There's a new gender gap sweeping the United States -- but this time around, the roles are reversed. When it comes to education, women rule the roost.
There are still problems with gender equality, of course. A woman earns 83 cents for every dollar a man makes and, shockingly, only 13 percent of C-level executives and presidents are female. But there's more positive news. Women are more likely to have a college degree than men: 37.5 percent of women aged 25 to 34 have a bachelor's degree or higher, compared to 29 percent of men in the same age group. Moreover, college and universities expected that the majority of students would be female in fall 2017, and there are more women in training programs than ever before. Why is all this happening?
Why Women Enroll in Education and Training Programs
The current educational climate is almost unrecognizable from a few decades ago. In the 1970s and 1980s, few women achieved doctoral degrees. In 2016, however, women earned the majority of doctorates for the eighth straight year. When it comes to e-learning, women are more likely to involve themselves in their chosen course, and achieve better final grades than men as a result, according to one study.

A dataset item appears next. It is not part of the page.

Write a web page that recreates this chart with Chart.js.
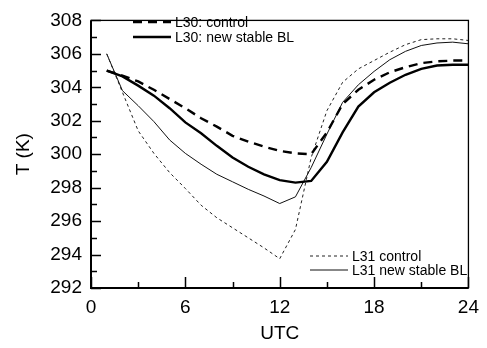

It seems, then, that there's been a major educational shift. As some women choose to raise children later in life and climb the career ladder, the number of females in education and training programs has soared.
It's all about self-investment. Research from the Pew Research Center shows women value education more than men do: "Women said they felt that the intrinsic benefits of college were high, and they were more likely than men to report that college had improved the quality of their lives," says Rachel Wiseman, writing for the Chronicle of Higher Education. "More than eight out of 10 women with a four-year degree said their education had been 'very useful' in helping them to grow intellectually, and roughly three-fourths of the same demographic group said college had enhanced their emotional development."
What About Women Over 35?
There's no longer any stigma about returning to school at a later age, either. Students, both male and female, over the age of over 35 made up 17 percent of all college and graduate students in 2009. Experts predict this age group will account for 19 percent of all higher education students by 2020. For women in their late 30s, 40s, and beyond, returning to full-time education or training or just up-leveling their skills offers a wide range of benefits.
Women in education and training programs can:
Develop new passions
Promote gender equality
Raise their income levels
Some women over the age of 35 are put off by lengthy college and university programs, especially if they already have work or family commitments. E-learning courses, however, provide ample learning opportunities in a shorter time frame.
"Online educational services are fantastic for learning a new skill the formal way," says Business Women Media. "You don't need to 'attend' classes like a regular school and you can study a course at your own pace."
Make no mistake, gender inequality still exists. However, women are more likely than men to achieve a bachelor's degree or doctoral degree, and to excel in online learning programs. Through new educational opportunities, women are becoming the leaders of the future -- and inspiring the next generation of learners.